Economists were expected that the unemployment rate would hold at 7.9 percent and that only 80,000 jobs would have been added in November due to damage from superstorm Sandy that left millions without power and closed thousands of businesses in New York, New Jersey and surrounding states.

“Our analysis suggests that Hurricane Sandy did not substantively impact the national employment and unemployment estimates for November,” said the Bureau of Labor Statistics in a press release Friday morning.

It wasn’t the new jobs that spurred the drop in the unemployment rate, however.  The lower figure was largely attributable 350,000 people stopping to actively try and find work.  As the size of the nation’s work force shrinks, the unemployment number can contract.

The number of people saying that they have a job dropped by 122,000.

As part of the report, the Labor Department revised its September and October figures, showing that 49,000 fewer jobs were created than originally estimated.  September stats were revised upward to 148,000 from 132,000 while October was revised down to 138,000 from 171,000 new jobs created.

Prepping for the holidays, retailers led with new hires, adding 53,000 employees during November, which helped offset 20,000 construction jobs being cut as winter weather starts to set-in.

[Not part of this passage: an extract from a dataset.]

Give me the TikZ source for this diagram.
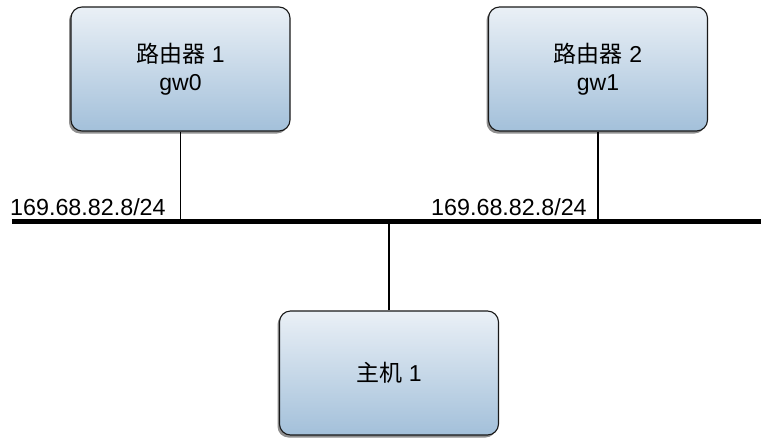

Average hourly wages climbed 4 cents to $23.63, adding 0.3 percent to total a 1.7 percent climb in salaries in the past 12 months.  The average number of hours worked in a week was flat at 34.4 hours.

In general, the mediocre trend of growth in the labor market remains intact, albeit getting a somewhat pleasant surprise by not stalling in the November jobs report.

Wall Street has responded favorably to the better-than-expected jobs info.  The Dow Jones Industrial Average, S&P 500 and Nasdaq indices are all modestly in the green in early trading.